- TASK TO CARRY OUT:
List every line below containing "page".

- RECORDED INFORMATION:
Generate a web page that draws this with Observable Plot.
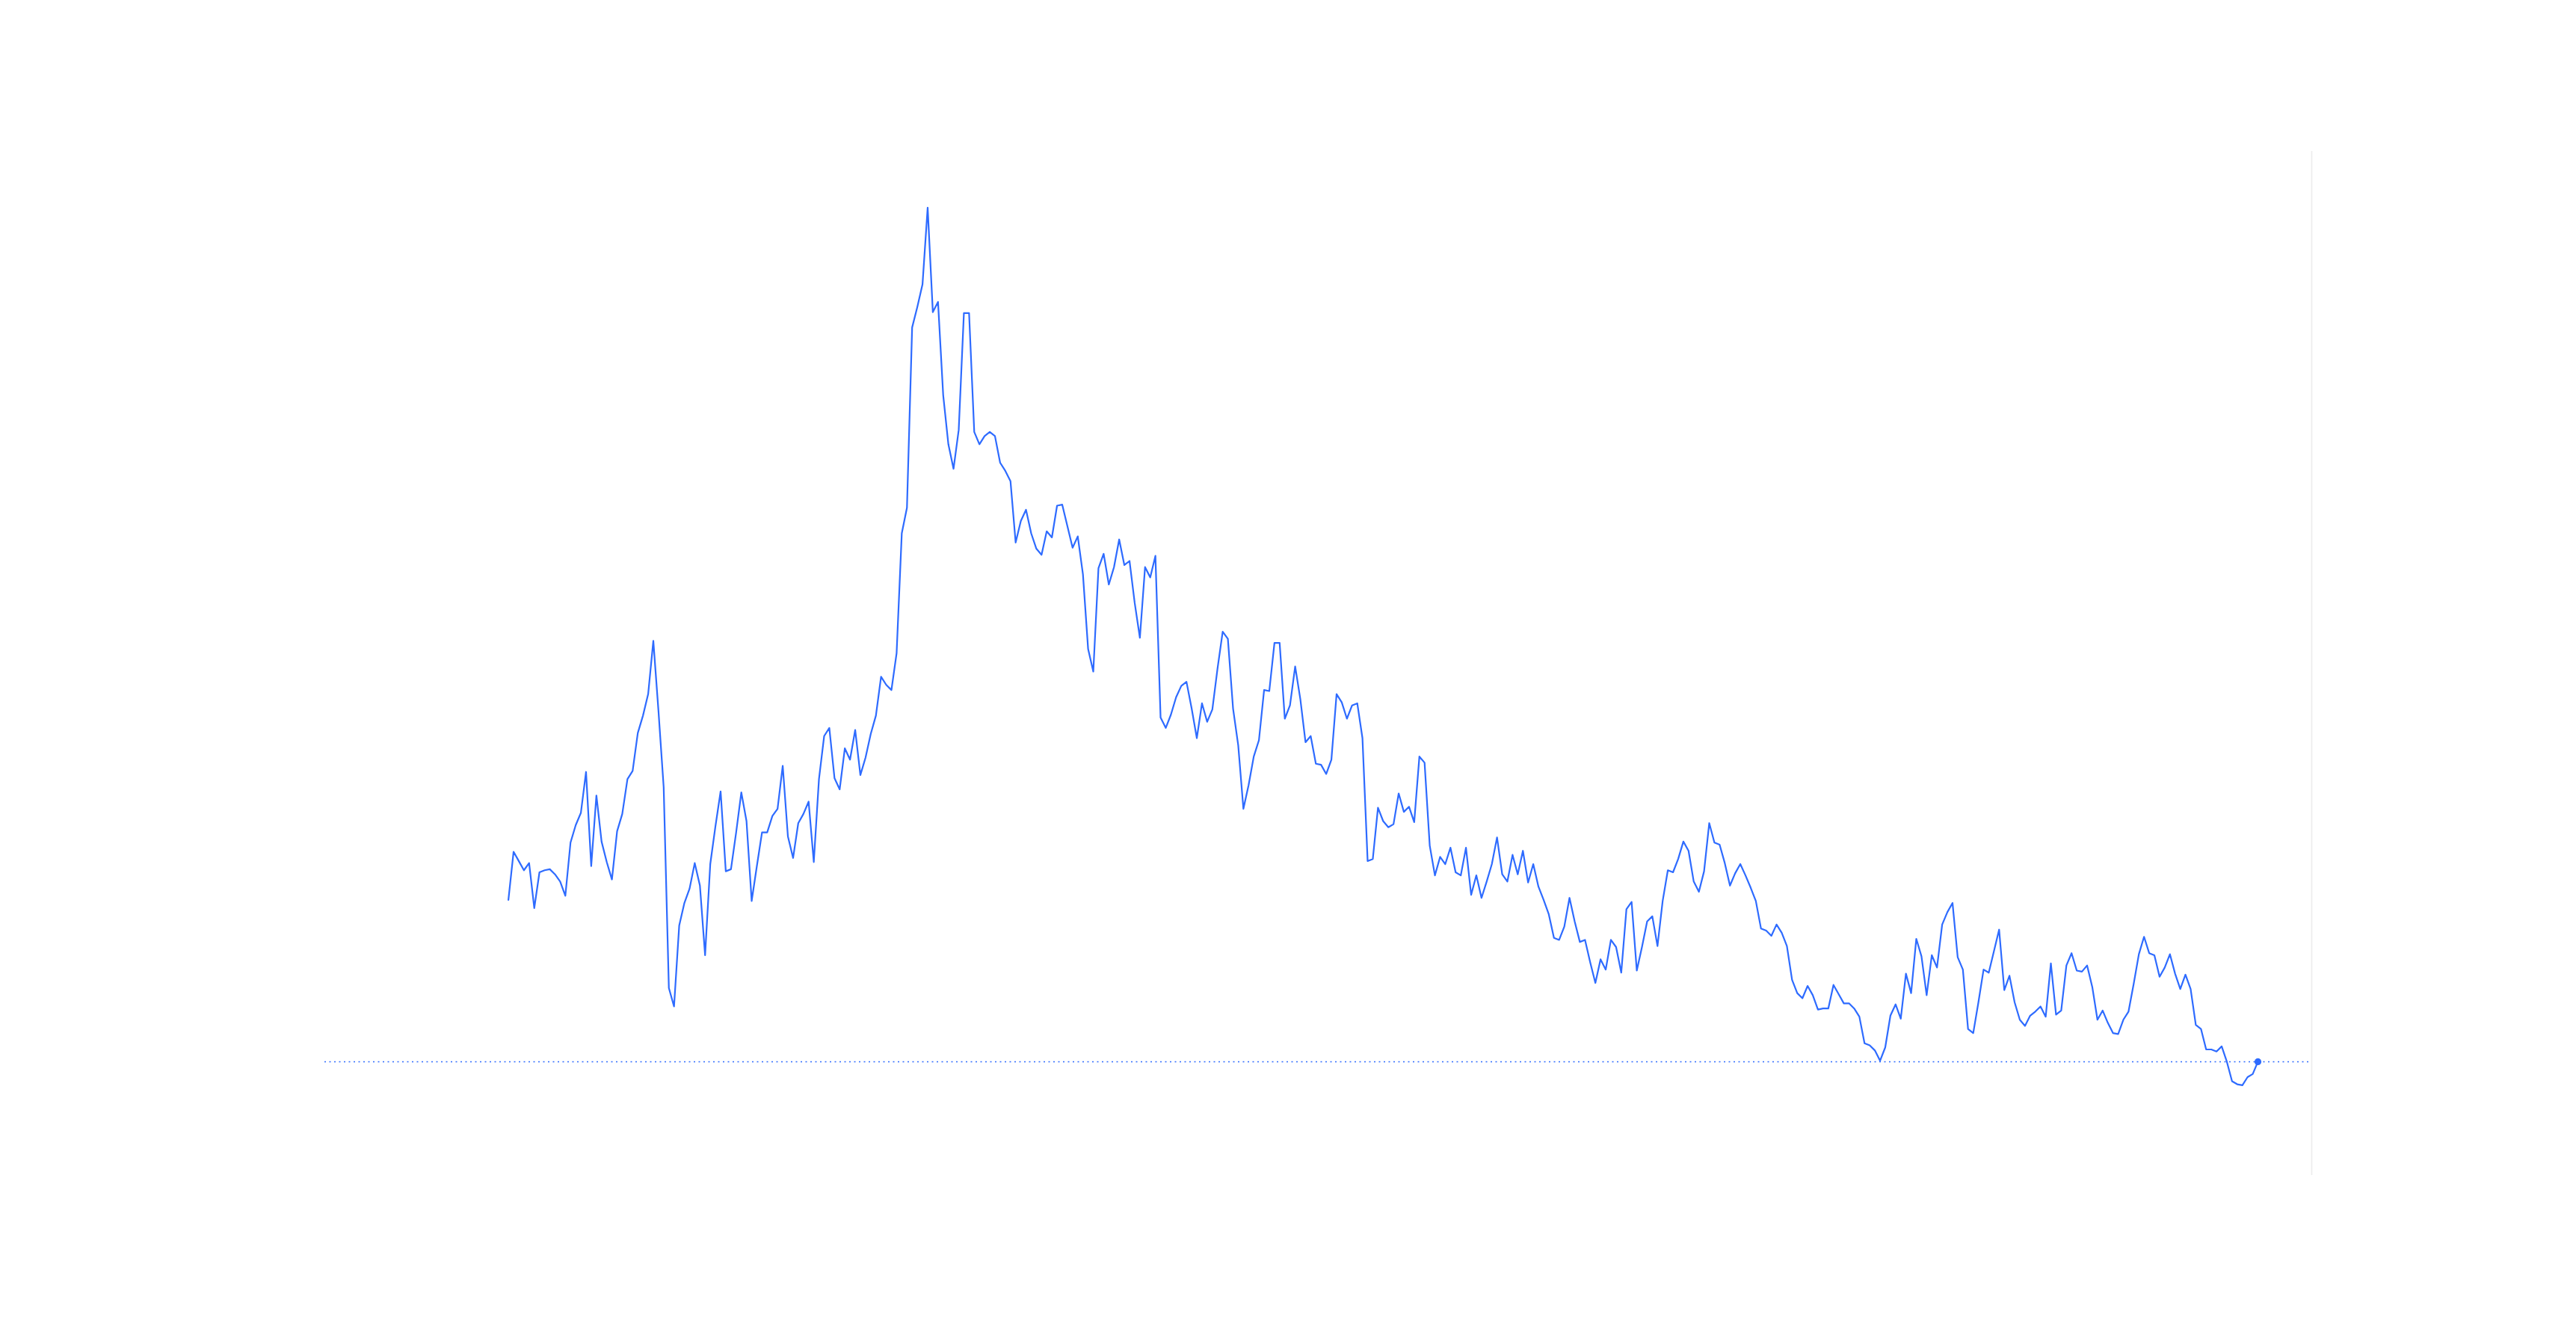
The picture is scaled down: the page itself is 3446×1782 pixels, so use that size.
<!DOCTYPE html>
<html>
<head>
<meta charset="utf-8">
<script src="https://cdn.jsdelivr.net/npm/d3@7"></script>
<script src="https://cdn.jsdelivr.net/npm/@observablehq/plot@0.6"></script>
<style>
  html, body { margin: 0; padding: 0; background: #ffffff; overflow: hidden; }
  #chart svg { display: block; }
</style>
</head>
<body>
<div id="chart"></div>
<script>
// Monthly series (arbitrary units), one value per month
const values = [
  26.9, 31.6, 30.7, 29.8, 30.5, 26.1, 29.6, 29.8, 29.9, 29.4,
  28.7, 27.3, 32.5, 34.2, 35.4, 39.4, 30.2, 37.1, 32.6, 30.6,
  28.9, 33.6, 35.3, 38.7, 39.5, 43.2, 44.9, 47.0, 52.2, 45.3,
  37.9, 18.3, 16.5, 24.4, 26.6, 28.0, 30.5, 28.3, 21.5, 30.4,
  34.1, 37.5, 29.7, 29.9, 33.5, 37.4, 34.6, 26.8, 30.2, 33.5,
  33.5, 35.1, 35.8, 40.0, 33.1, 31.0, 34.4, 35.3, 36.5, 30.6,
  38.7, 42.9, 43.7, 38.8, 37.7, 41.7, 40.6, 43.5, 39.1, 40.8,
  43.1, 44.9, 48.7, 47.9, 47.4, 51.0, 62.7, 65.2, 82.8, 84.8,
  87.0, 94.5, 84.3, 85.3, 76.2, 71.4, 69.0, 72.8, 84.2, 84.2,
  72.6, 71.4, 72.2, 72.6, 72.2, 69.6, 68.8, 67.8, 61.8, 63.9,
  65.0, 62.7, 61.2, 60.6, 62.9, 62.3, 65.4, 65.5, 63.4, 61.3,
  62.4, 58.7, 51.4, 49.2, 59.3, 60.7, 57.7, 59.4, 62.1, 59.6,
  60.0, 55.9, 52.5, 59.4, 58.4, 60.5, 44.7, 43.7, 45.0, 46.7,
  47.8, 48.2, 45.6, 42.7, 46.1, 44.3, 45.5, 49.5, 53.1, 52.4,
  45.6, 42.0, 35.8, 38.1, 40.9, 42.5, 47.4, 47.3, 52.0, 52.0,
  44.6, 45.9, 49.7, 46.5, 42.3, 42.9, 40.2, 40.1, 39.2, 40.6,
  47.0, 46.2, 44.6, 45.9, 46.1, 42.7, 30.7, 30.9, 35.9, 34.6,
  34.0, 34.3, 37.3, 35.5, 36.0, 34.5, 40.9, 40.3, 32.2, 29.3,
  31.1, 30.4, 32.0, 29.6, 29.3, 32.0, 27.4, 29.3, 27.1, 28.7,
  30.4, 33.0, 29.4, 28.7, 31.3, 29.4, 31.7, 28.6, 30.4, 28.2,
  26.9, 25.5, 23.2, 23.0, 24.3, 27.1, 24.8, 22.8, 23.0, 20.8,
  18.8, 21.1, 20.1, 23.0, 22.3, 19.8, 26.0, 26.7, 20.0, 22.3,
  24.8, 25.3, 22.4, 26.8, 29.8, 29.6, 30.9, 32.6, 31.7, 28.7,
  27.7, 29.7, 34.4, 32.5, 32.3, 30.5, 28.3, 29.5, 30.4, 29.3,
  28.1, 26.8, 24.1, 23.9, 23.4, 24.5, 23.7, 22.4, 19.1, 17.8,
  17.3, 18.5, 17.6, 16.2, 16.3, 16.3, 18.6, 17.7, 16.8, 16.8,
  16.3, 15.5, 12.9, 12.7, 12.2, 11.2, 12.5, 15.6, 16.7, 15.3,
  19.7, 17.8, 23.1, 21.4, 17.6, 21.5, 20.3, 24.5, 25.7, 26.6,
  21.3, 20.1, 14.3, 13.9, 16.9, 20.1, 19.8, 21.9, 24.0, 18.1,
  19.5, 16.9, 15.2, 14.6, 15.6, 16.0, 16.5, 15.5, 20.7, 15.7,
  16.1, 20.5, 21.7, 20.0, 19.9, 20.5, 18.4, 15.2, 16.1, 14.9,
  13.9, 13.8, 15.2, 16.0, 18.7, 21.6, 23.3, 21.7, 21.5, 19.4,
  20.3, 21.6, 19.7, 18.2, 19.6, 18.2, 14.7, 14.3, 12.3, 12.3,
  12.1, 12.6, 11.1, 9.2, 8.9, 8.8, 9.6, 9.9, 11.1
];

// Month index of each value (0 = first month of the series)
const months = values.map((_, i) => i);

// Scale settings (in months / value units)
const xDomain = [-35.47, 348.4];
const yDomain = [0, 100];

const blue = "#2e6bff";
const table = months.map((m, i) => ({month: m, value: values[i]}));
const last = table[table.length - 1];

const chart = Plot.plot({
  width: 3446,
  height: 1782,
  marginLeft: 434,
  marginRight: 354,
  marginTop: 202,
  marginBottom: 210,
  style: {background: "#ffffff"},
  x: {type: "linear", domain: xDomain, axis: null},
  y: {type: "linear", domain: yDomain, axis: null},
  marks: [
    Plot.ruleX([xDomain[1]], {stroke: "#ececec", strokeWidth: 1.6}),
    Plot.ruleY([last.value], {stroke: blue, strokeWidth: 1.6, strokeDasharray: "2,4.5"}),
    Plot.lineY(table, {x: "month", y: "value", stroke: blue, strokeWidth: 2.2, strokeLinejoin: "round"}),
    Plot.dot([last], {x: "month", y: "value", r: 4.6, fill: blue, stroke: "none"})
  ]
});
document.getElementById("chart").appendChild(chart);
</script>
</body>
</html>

- REPLY TO THE EXERCISE:
Generate a web page that draws this with Observable Plot.
The picture is scaled down: the page itself is 3446×1782 pixels, so use that size.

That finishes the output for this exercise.